Task goal -> Please write the listing below out again exactly, leaving every picture behind.

Given information ->
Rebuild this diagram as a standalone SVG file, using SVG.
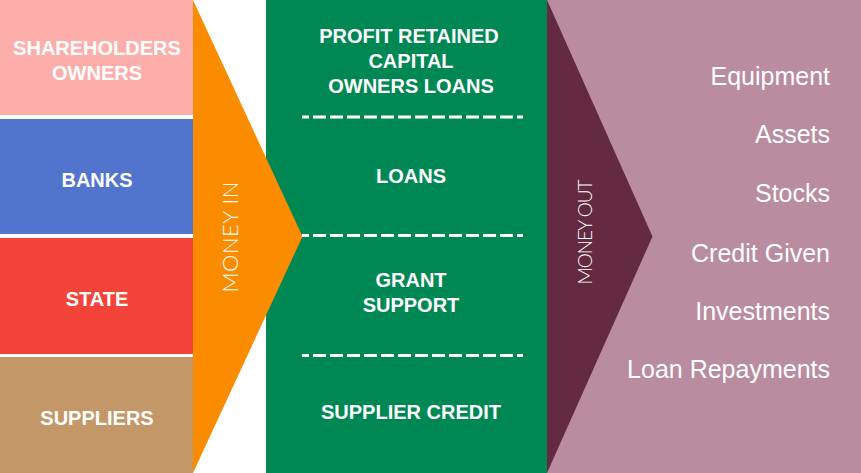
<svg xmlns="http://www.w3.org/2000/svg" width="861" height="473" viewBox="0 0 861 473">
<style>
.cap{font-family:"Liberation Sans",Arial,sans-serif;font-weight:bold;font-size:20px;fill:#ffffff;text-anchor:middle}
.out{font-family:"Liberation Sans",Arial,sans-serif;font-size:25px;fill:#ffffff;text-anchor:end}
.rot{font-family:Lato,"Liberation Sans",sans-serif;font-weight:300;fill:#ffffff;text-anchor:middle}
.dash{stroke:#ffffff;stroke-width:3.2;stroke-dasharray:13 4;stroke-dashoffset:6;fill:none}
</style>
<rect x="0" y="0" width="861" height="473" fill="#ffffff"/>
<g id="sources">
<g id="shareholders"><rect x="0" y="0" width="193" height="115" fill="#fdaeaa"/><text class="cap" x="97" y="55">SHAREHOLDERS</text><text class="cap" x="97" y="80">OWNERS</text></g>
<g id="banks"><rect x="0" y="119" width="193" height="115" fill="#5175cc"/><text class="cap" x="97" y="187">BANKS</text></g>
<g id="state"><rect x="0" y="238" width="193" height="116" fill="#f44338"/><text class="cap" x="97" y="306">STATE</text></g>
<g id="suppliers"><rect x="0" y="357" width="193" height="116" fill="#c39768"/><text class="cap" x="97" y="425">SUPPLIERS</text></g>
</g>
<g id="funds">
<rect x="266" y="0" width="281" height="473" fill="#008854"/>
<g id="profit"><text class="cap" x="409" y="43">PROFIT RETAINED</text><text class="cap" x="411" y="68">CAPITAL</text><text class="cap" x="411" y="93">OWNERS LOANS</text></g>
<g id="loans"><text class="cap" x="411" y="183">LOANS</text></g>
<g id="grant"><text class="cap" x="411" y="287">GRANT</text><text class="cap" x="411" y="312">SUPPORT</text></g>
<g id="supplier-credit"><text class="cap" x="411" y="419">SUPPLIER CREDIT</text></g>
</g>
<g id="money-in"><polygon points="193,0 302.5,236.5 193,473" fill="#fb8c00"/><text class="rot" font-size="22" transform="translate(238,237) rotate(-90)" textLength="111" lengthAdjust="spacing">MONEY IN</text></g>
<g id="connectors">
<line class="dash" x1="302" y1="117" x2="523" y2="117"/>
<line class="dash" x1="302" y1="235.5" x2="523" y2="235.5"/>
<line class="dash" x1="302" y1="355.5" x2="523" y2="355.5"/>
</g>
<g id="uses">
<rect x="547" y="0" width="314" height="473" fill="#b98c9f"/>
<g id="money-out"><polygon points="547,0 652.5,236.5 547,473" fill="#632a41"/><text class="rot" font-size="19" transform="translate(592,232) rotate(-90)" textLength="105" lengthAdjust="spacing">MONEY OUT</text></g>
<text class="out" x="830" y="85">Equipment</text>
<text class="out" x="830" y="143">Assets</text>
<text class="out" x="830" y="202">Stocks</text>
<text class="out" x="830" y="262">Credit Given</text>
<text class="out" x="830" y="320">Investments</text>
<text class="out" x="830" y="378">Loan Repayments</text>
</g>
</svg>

Reply to the task ->
Rebuild this diagram as a standalone SVG file, using SVG.
<svg xmlns="http://www.w3.org/2000/svg" width="861" height="473" viewBox="0 0 861 473">
<style>
.cap{font-family:"Liberation Sans",Arial,sans-serif;font-weight:bold;font-size:20px;fill:#ffffff;text-anchor:middle}
.out{font-family:"Liberation Sans",Arial,sans-serif;font-size:25px;fill:#ffffff;text-anchor:end}
.rot{font-family:Lato,"Liberation Sans",sans-serif;font-weight:300;fill:#ffffff;text-anchor:middle}
.dash{stroke:#ffffff;stroke-width:3.2;stroke-dasharray:13 4;stroke-dashoffset:6;fill:none}
</style>
<rect x="0" y="0" width="861" height="473" fill="#ffffff"/>
<g id="sources">
<g id="shareholders"><rect x="0" y="0" width="193" height="115" fill="#fdaeaa"/><text class="cap" x="97" y="55">SHAREHOLDERS</text><text class="cap" x="97" y="80">OWNERS</text></g>
<g id="banks"><rect x="0" y="119" width="193" height="115" fill="#5175cc"/><text class="cap" x="97" y="187">BANKS</text></g>
<g id="state"><rect x="0" y="238" width="193" height="116" fill="#f44338"/><text class="cap" x="97" y="306">STATE</text></g>
<g id="suppliers"><rect x="0" y="357" width="193" height="116" fill="#c39768"/><text class="cap" x="97" y="425">SUPPLIERS</text></g>
</g>
<g id="funds">
<rect x="266" y="0" width="281" height="473" fill="#008854"/>
<g id="profit"><text class="cap" x="409" y="43">PROFIT RETAINED</text><text class="cap" x="411" y="68">CAPITAL</text><text class="cap" x="411" y="93">OWNERS LOANS</text></g>
<g id="loans"><text class="cap" x="411" y="183">LOANS</text></g>
<g id="grant"><text class="cap" x="411" y="287">GRANT</text><text class="cap" x="411" y="312">SUPPORT</text></g>
<g id="supplier-credit"><text class="cap" x="411" y="419">SUPPLIER CREDIT</text></g>
</g>
<g id="money-in"><polygon points="193,0 302.5,236.5 193,473" fill="#fb8c00"/><text class="rot" font-size="22" transform="translate(238,237) rotate(-90)" textLength="111" lengthAdjust="spacing">MONEY IN</text></g>
<g id="connectors">
<line class="dash" x1="302" y1="117" x2="523" y2="117"/>
<line class="dash" x1="302" y1="235.5" x2="523" y2="235.5"/>
<line class="dash" x1="302" y1="355.5" x2="523" y2="355.5"/>
</g>
<g id="uses">
<rect x="547" y="0" width="314" height="473" fill="#b98c9f"/>
<g id="money-out"><polygon points="547,0 652.5,236.5 547,473" fill="#632a41"/><text class="rot" font-size="19" transform="translate(592,232) rotate(-90)" textLength="105" lengthAdjust="spacing">MONEY OUT</text></g>
<text class="out" x="830" y="85">Equipment</text>
<text class="out" x="830" y="143">Assets</text>
<text class="out" x="830" y="202">Stocks</text>
<text class="out" x="830" y="262">Credit Given</text>
<text class="out" x="830" y="320">Investments</text>
<text class="out" x="830" y="378">Loan Repayments</text>
</g>
</svg>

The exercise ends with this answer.